Hackathons are these competitions where a group or individual builds some application in a short timeframe. I suppose it is a marathon of “hacking.” There are typically two kinds of hackathons, public or internal to companies. While there is something special and exhilarating about staying up all night and building a functioning application to present, more often than not it is completely not worth it. Let me share some examples from my life to help you decide if you should participate in one.
Lame Team Members
I participated in the hackathon with a friend and some other guy. I was building the iOS app, my friend was doing design work, and the third guy (I will call him ‘J’) was making the landing page and doing some backend work. There were a lot of problems with the team, but the biggest problem was with ‘J’. He was supposed to parse some public dataset into a SQLLite database to load into the app. SQLLite doesn’t have a date type, so I asked him to parse out the time pieces so I can sort and filter better. His “know-it-all-nerd” friend told him not to do it because he figured I could do some transformations on the date or something idiotic. I had told him this wasn’t performant, but he seemed to not care. I was doing the majority of the work for the project, and then I had to also take on another teammate’s work. Thanks know-it-all-nerd guy.
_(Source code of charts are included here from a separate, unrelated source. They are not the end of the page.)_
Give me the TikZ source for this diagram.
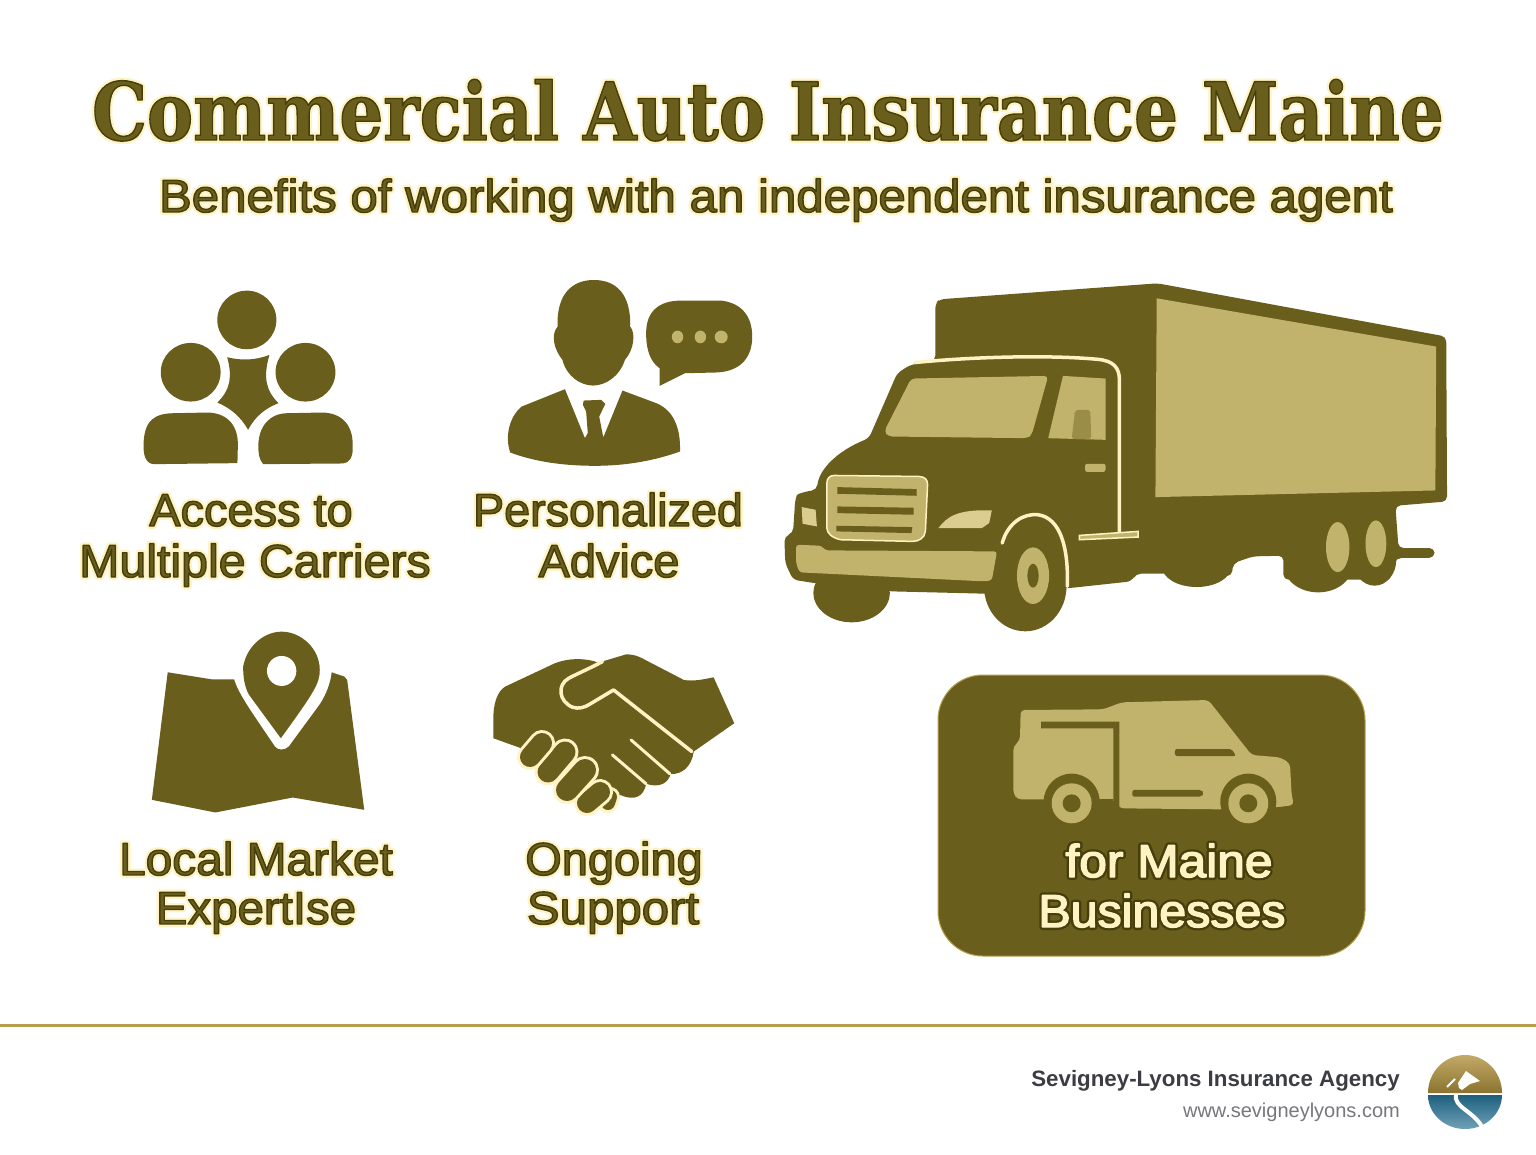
\documentclass[tikz,border=0pt]{standalone}
\usepackage{fontspec}
\setmainfont{Liberation Sans}
\newfontfamily\titlefont{DejaVu Serif Condensed}[BoldFont={* Bold}]
\definecolor{darkgold}{HTML}{6A5E1C}
\definecolor{rimgold}{HTML}{463F0C}
\definecolor{tangold}{HTML}{C2B36C}
\definecolor{halopale}{HTML}{FFF3C4}
\definecolor{linegold}{HTML}{B59F4F}
\definecolor{agencygrey}{HTML}{3C3C44}
\definecolor{webgrey}{HTML}{77777C}
\definecolor{logotan}{HTML}{C4A968}
\definecolor{logobrown}{HTML}{8A7430}
\definecolor{logodeep}{HTML}{1E5F7D}
\definecolor{logosky}{HTML}{6FA2B8}
\tikzset{
	every node/.style={anchor=base,align=center,inner sep=0pt},
	dark/.style={fill=darkgold},
	tan/.style={fill=tangold},
	paleline/.style={draw=halopale,line width=3.5pt,line cap=round,line join=round},
	titletext/.style={font=\titlefont\bfseries\fontsize{80}{80}\selectfont,text=darkgold},
	subtext/.style={font=\fontsize{46}{46}\selectfont,text=darkgold},
	labeltext/.style={font=\fontsize{46}{46}\selectfont,text=darkgold},
	badgetext/.style={font=\fontsize{46}{46}\selectfont,text=halopale},
}
% stroke values for the rim of a text
\newcommand{\rimdark}{.275 .247 .047 RG}
\newcommand{\rimpale}{1 .953 .769 RG}
% text with a halo behind it and a thin rim
\newcommand{\rimtext}[7]{
	\node[#3,text=#6] at (#2) {\scalebox{#4}[1]{\special{pdf:code q 2 Tr 6 w 1 j 1 J}#5\special{pdf:code Q}}};
	\node[#3] (#1) at (#2) {\scalebox{#4}[1]{\special{pdf:code q 2 Tr 1.4 w 1 j 1 J #7}#5\special{pdf:code Q}}};
}
\begin{document}
\begin{tikzpicture}[x=1pt,y=-1pt]
	\useasboundingbox (0,0) rectangle (1536,1154);
	\fill[white] (0,0) rectangle (1536,1154);

	% Title
	\rimtext{title}{768,140}{titletext}{0.96}{Commercial Auto Insurance Maine}{halopale}{\rimdark}
	\rimtext{subtitle}{776,212}{subtext}{1.07}{Benefits of working with an independent insurance agent}{halopale}{\rimdark}

	% Group icon
	\begin{scope}[shift={(130,270)},xscale=0.41,yscale=0.333]
		\fill[dark] (285,150) ellipse [x radius=72,y radius=88];
		\fill[dark] (148,307) ellipse [x radius=73,y radius=88];
		\fill[dark] (428,307) ellipse [x radius=73,y radius=88];
		\fill[dark] (33,530) .. controls (33,450) and (60,430) .. (110,430) -- (190,428) .. controls (240,430) and (265,470) .. (263,530) -- (262,580) -- (60,583) .. controls (40,583) and (33,560) .. (33,530) -- cycle;
		\fill[dark] (313,530) .. controls (313,470) and (340,430) .. (385,430) -- (470,428) .. controls (520,430) and (545,470) .. (543,530) .. controls (545,560) and (535,580) .. (520,581) -- (325,583) .. controls (315,570) and (313,550) .. (313,530) -- cycle;
		\fill[dark] (237,262) .. controls (270,272) and (305,272) .. (340,255) .. controls (325,320) and (330,360) .. (362,400) .. controls (330,415) and (305,440) .. (288,480) .. controls (270,440) and (245,415) .. (213,398) .. controls (245,360) and (250,320) .. (237,262) -- cycle;
	\end{scope}

	% Advisor icon
	\begin{scope}[shift={(130,270)},xscale=0.408,yscale=0.333]
		\fill[dark] (1048,170) .. controls (1045,70) and (1085,30) .. (1137,30) .. controls (1190,30) and (1228,70) .. (1226,170) .. controls (1240,190) and (1235,240) .. (1213,270) .. controls (1200,320) and (1165,347) .. (1135,347) .. controls (1105,347) and (1070,320) .. (1060,270) .. controls (1040,240) and (1030,195) .. (1048,170) -- cycle;
		\fill[dark] (1066,358) -- (1115,505) -- (1122,490) -- (1118,425) -- (1110,405) -- (1112,392) -- (1155,390) -- (1165,402) -- (1150,440) -- (1160,503) -- (1207,362) -- (1290,400) .. controls (1330,420) and (1350,470) .. (1348,545) .. controls (1280,575) and (1210,588) .. (1140,588) .. controls (1060,588) and (990,575) .. (932,548) .. controls (918,500) and (930,440) .. (960,410) -- cycle;
		\fill[dark] (1265,190) .. controls (1265,120) and (1300,92) .. (1350,92) -- (1450,92) .. controls (1500,100) and (1525,140) .. (1525,200) .. controls (1525,270) and (1490,308) .. (1430,308) -- (1360,310) -- (1298,348) -- (1298,295) .. controls (1275,275) and (1265,240) .. (1265,190) -- cycle;
		\foreach \dotx/\dotr in {1342/14,1398/14,1449/16}
			\fill[tan] (\dotx,201) ellipse [x radius=\dotr,y radius=19];
	\end{scope}

	% Truck
	\begin{scope}[shift={(780,270)},xscale=0.434,yscale=0.333]
		\fill[dark,rounded corners=5pt] (358,100) -- (368,88) -- (870,40) -- (1535,200) -- (1537,695) -- (1418,708) -- (1425,835) -- (1508,835) -- (1508,864) -- (1420,865) -- (1400,930) -- (1160,930) -- (1160,858) -- (1090,860) -- (1045,880) -- (1040,920) -- (900,912) -- (820,912) -- (810,935) -- (668,955) -- (472,972) -- (255,965) -- (78,940) -- (30,930) -- (12,880) -- (10,800) -- (30,790) -- (35,690) .. controls (40,672) and (60,665) .. (85,660) .. controls (90,600) and (130,545) .. (205,505) -- (270,310) -- (300,285) -- (358,272) -- cycle;
		\fill[dark] (565,950) ellipse [x radius=95,y radius=135];
		\fill[dark] (165,970) ellipse [x radius=88,y radius=88];
		\fill[dark] (1240,890) ellipse [x radius=78,y radius=78];
		\fill[dark] (1370,870) ellipse [x radius=50,y radius=78];
		\fill[dark] (960,890) ellipse [x radius=80,y radius=62];
		% box side
		\fill[tan] (868,85) -- (1512,230) -- (1510,662) -- (865,682) -- cycle;
		% cab windows
		\fill[tan,rounded corners=4pt] (302,326) -- (618,318) -- (580,495) -- (570,505) -- (250,500) -- (240,485) -- cycle;
		\fill[tan] (652,318) -- (750,326) -- (750,510) -- (618,505) -- cycle;
		\fill[fill=tangold!55!darkgold,rounded corners=3pt] (680,420) -- (715,420) -- (717,508) -- (672,508) -- cycle;
		\fill[tan,rounded corners=2pt] (703,582) rectangle (750,606);
		% cab edge
		\draw[paleline] (310,278) .. controls (450,260) and (620,255) .. (730,268) .. controls (770,272) and (782,295) .. (782,330) -- (782,790);
		\draw[tan,draw=halopale,line width=1.5pt] (690,797) -- (825,785) -- (825,802) -- (690,810) -- cycle;
		% grille
		\fill[tan,draw=halopale,line width=1.5pt] (125,617) -- (320,620) .. controls (335,621) and (340,630) .. (340,645) -- (335,785) .. controls (333,805) and (320,815) .. (305,815) -- (140,810) .. controls (120,805) and (108,790) .. (108,775) -- (108,640) .. controls (108,625) and (115,617) .. (125,617) -- cycle;
		\fill[dark] (132,652) -- (315,658) -- (315,678) -- (132,672) -- cycle;
		\fill[dark] (132,710) -- (308,714) -- (308,735) -- (132,730) -- cycle;
		\fill[dark] (130,768) -- (305,772) -- (303,790) -- (130,785) -- cycle;
		% lamps
		\fill[fill=tangold!60!halopale] (50,712) -- (82,720) -- (85,770) -- (52,762) -- cycle;
		\fill[fill=tangold!60!halopale] (365,775) .. controls (385,740) and (410,718) .. (488,722) -- (482,760) -- (465,775) -- cycle;
		% bumper
		\fill[tan,rounded corners=3pt] (37,825) -- (95,828) -- (105,842) -- (500,845) -- (488,932) -- (470,935) -- (45,908) -- (37,880) -- cycle;
		% front wheel
		\draw[paleline] (512,820) .. controls (525,760) and (560,730) .. (595,735) .. controls (645,745) and (665,830) .. (662,950);
		\fill[tan] (583,918) ellipse [x radius=37,y radius=85];
		\fill[dark] (583,918) ellipse [x radius=13,y radius=36];
		% rear wheels
		\fill[tan] (1285,832) ellipse [x radius=27,y radius=75];
		\fill[tan] (1373,822) ellipse [x radius=24,y radius=70];
	\end{scope}

	% Map icon
	\begin{scope}[shift={(130,620)},xscale=0.397,yscale=0.333]
		\fill[dark] (95,157) -- (205,178) -- (262,178) .. controls (275,225) and (300,265) .. (365,380) .. controls (372,392) and (390,392) .. (400,380) -- (480,250) .. controls (495,220) and (505,190) .. (508,157) -- (540,170) -- (547,180) -- (590,570) -- (410,533) -- (215,578) -- (55,540) -- cycle;
		\fill[dark] (380,355) -- (300,225) .. controls (288,200) and (285,170) .. (285,140) .. controls (295,75) and (340,35) .. (382,35) .. controls (430,35) and (478,85) .. (478,150) .. controls (478,190) and (465,215) .. (380,355) -- cycle;
		\fill[white] (382,153) ellipse [x radius=37,y radius=45];
	\end{scope}

	% Handshake icon
	\begin{scope}[shift={(130,620)},xscale=0.397,yscale=0.333]
		\fill[dark] (915,300) .. controls (915,250) and (925,215) .. (945,200) -- (1070,130) .. controls (1110,112) and (1150,115) .. (1180,128) -- (1250,103) .. controls (1265,103) and (1280,108) .. (1290,115) -- (1395,180) .. controls (1420,185) and (1445,178) .. (1470,172) -- (1522,310) -- (1420,395) .. controls (1415,440) and (1390,465) .. (1362,462) .. controls (1355,490) and (1335,505) .. (1300,492) .. controls (1295,530) and (1270,545) .. (1235,525) .. controls (1230,550) and (1210,565) .. (1190,565) -- (1050,440) -- (985,385) -- (915,355) -- cycle;
		\draw[paleline] (1190,125) .. controls (1150,150) and (1120,165) .. (1105,175) .. controls (1075,195) and (1080,245) .. (1115,262) .. controls (1130,268) and (1145,262) .. (1155,255) -- (1218,210) -- (1415,395);
		\draw[paleline,line width=3pt] (1262,360) -- (1360,462);
		\draw[paleline,line width=3pt] (1215,405) -- (1300,492);
	\end{scope}
	\foreach \fax/\fay/\fbx/\fby/\fw in {610/797/608/803/14,600/792/587/803/20,585/770/567/790/22,565/752/548/772/21,542/743/530/757/20}{
		\draw[line cap=round,draw=halopale,line width=\fw pt+6pt] (\fax,\fay) -- (\fbx,\fby);
		\draw[line cap=round,draw=darkgold,line width=\fw pt] (\fax,\fay) -- (\fbx,\fby);
	}

	% Labels
	\rimtext{access}{251,526}{labeltext}{1.02}{Access to}{halopale}{\rimdark}
	\rimtext{carriers}{255,577}{labeltext}{1.05}{Multiple Carriers}{halopale}{\rimdark}
	\rimtext{personalized}{608,526}{labeltext}{1.015}{Personalized}{halopale}{\rimdark}
	\rimtext{advice}{609,577}{labeltext}{1.02}{Advice}{halopale}{\rimdark}
	\rimtext{market}{256,875}{labeltext}{1.04}{Local Market}{halopale}{\rimdark}
	\rimtext{expertise}{256,924}{labeltext}{1.03}{ExpertIse}{halopale}{\rimdark}
	\rimtext{ongoing}{614,875}{labeltext}{1.02}{Ongoing}{halopale}{\rimdark}
	\rimtext{support}{613,924}{labeltext}{1.07}{Support}{halopale}{\rimdark}

	% Badge
	\draw[dark,draw=linegold,line width=1pt,rounded corners=45pt] (938,675) rectangle (1365,956);
	\begin{scope}[shift={(930,670)},scale=0.3333]
		\fill[tan,rounded corners=4pt] (272,120) -- (520,118) -- (575,97) -- (835,90) -- (965,255) -- (1050,262) -- (1080,280) -- (1085,375) -- (1092,405) -- (1040,412) -- (870,418) -- (570,415) -- (550,388) -- (262,388) -- (250,370) -- (250,230) -- (270,210) -- cycle;
		\fill[dark] (333,155) -- (568,155) -- (568,415) -- (550,415) -- (550,175) -- (333,175) -- cycle;
		\fill[dark,rounded corners=2pt] (735,237) -- (905,237) -- (918,258) -- (735,258) -- cycle;
		\fill[dark,rounded corners=2pt] (607,360) -- (815,360) -- (822,370) -- (815,380) -- (607,380) -- cycle;
		\foreach \wheelx in {425,955}{
			\fill[dark] (\wheelx,395) circle [radius=84];
			\fill[tan] (\wheelx,400) circle [radius=60];
			\fill[dark] (\wheelx,400) circle [radius=27];
		}
		\fill[dark] (510,387) rectangle (550,420);
		\fill[dark] (1040,412) rectangle (1100,430);
	\end{scope}
	\rimtext{maine}{1169,877}{badgetext}{1.08}{for Maine}{rimgold}{\rimpale}
	\rimtext{businesses}{1162,927}{badgetext}{1.05}{Businesses}{rimgold}{\rimpale}

	% Footer
	\draw[linegold,line width=3pt] (0,1025) -- (1536,1025);
	\node[anchor=base east,font=\bfseries\fontsize{22.3}{23}\selectfont,text=agencygrey] (agency) at (1400,1086) {Sevigney-Lyons Insurance Agency};
	\node[anchor=base east,font=\fontsize{20}{21}\selectfont,text=webgrey] (website) at (1400,1117) {www.sevigneylyons.com};

	% Logo
	\shade[top color=logotan,bottom color=logobrown] (1428,1093) arc [start angle=180,end angle=360,x radius=37,y radius=38] -- cycle;
	\fill[white] (1458,1083) -- (1466,1071) -- (1480,1081) -- (1470,1084) -- (1462,1090) -- (1459,1088) -- cycle;
	\draw[white,line width=2pt] (1447,1087) -- (1455,1079);
	\shade[top color=logodeep,bottom color=logosky] (1428,1095) arc [start angle=180,end angle=0,x radius=37,y radius=34] -- cycle;
	\draw[white,line width=4pt] (1456,1094) .. controls (1453,1108) and (1474,1110) .. (1484,1130);
\end{tikzpicture}
\end{document}
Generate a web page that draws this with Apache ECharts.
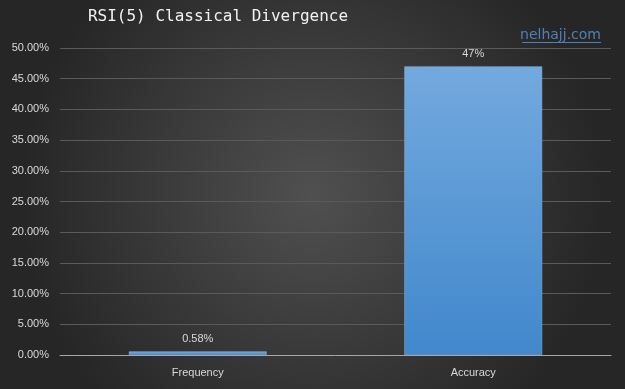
<!DOCTYPE html>
<html><head><meta charset="utf-8">
<script src="https://cdn.jsdelivr.net/npm/echarts@6/dist/echarts.min.js"></script>
<style>html,body{margin:0;padding:0;background:#333;}#c{width:625px;height:389px;}</style>
</head><body><div id="c"></div>
<script>
const categories = ['Frequency', 'Accuracy'];
const values = [0.58, 47];
const valueLabels = ['0.58%', '47%'];
const yTicks = [0, 5, 10, 15, 20, 25, 30, 35, 40, 45, 50];

const chart = echarts.init(document.getElementById('c'), null, {renderer: 'canvas'});
chart.setOption({
  backgroundColor: {
    type: 'radial', x: 0.5, y: 0.5, r: 0.75,
    colorStops: [{offset: 0, color: '#505050'}, {offset: 1, color: '#262626'}]
  },
  title: [{
    text: 'RSI(5) Classical Divergence',
    left: 213, top: 4, textAlign: 'center',
    textStyle: {color: '#f2f2f2', fontSize: 16, fontWeight: 'normal', fontFamily: 'DejaVu Sans Mono'}
  }, {
    text: 'nelhajj.com',
    right: 24, top: 28, padding: 0,
    textStyle: {color: '#4f81b8', fontSize: 14, fontWeight: 'normal', fontFamily: 'DejaVu Sans'}
  }],
  graphic: [{
    type: 'line', shape: {x1: 522, y1: 42.5, x2: 601, y2: 42.5},
    style: {stroke: '#4f81b8', lineWidth: 1}
  }],
  grid: {left: 60, right: 14, top: 48, bottom: 34},
  xAxis: {
    type: 'category', data: categories,
    axisLine: {lineStyle: {color: '#a6a6a6', width: 1}},
    axisTick: {show: false},
    axisLabel: {color: '#d9d9d9', fontSize: 11, fontFamily: 'Liberation Sans', margin: 12}
  },
  yAxis: {
    type: 'value', min: 0, max: 50, interval: 5,
    axisLine: {show: false}, axisTick: {show: false},
    splitLine: {lineStyle: {color: '#5a5a5a', width: 1}},
    axisLabel: {color: '#d9d9d9', fontSize: 11, fontFamily: 'Liberation Sans', margin: 11,
      formatter: v => v.toFixed(2) + '%'}
  },
  series: [{
    type: 'bar', data: values, barWidth: '50%',
    itemStyle: {
      color: {type: 'linear', x: 0, y: 0, x2: 0, y2: 1,
        colorStops: [{offset: 0, color: '#73a9de'}, {offset: 1, color: '#4188cc'}]},
      borderColor: '#8cbbe8', borderWidth: 0.5
    },
    label: {show: true, position: 'top', distance: 7, color: '#d9d9d9', fontSize: 11, fontFamily: 'Liberation Sans',
      formatter: p => valueLabels[p.dataIndex]}
  }]
});
</script></body></html>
In another hackathon, I was again building an iOS app. I admit I wasn’t the greatest teammate, but we had a working demo by the end. To my surprise a lot of teams didn’t have working demos and just had powerpoint presentations. In the end, a lot of teams that won awards were merely powerpoint presentations without any working code. It seems the ‘hack’ part of the ‘hackathon’ was a suggestion.
There was a hackathon at my company that my buddy participated in. The promise was that the winning team of the hackathon would get time and resources to get their project into production. My friend’s team won but unsurprisingly the project was never prioritized and never made it to production. I’ve actually heard this happen at a lot of companies. Though to be honest, sometimes the projects do make it out into production. It can be hit or miss.
Hopefully these anecdotes can help you make a better decision on whether or not to join a hackathon. In the end it is your time and sleep so do as you please.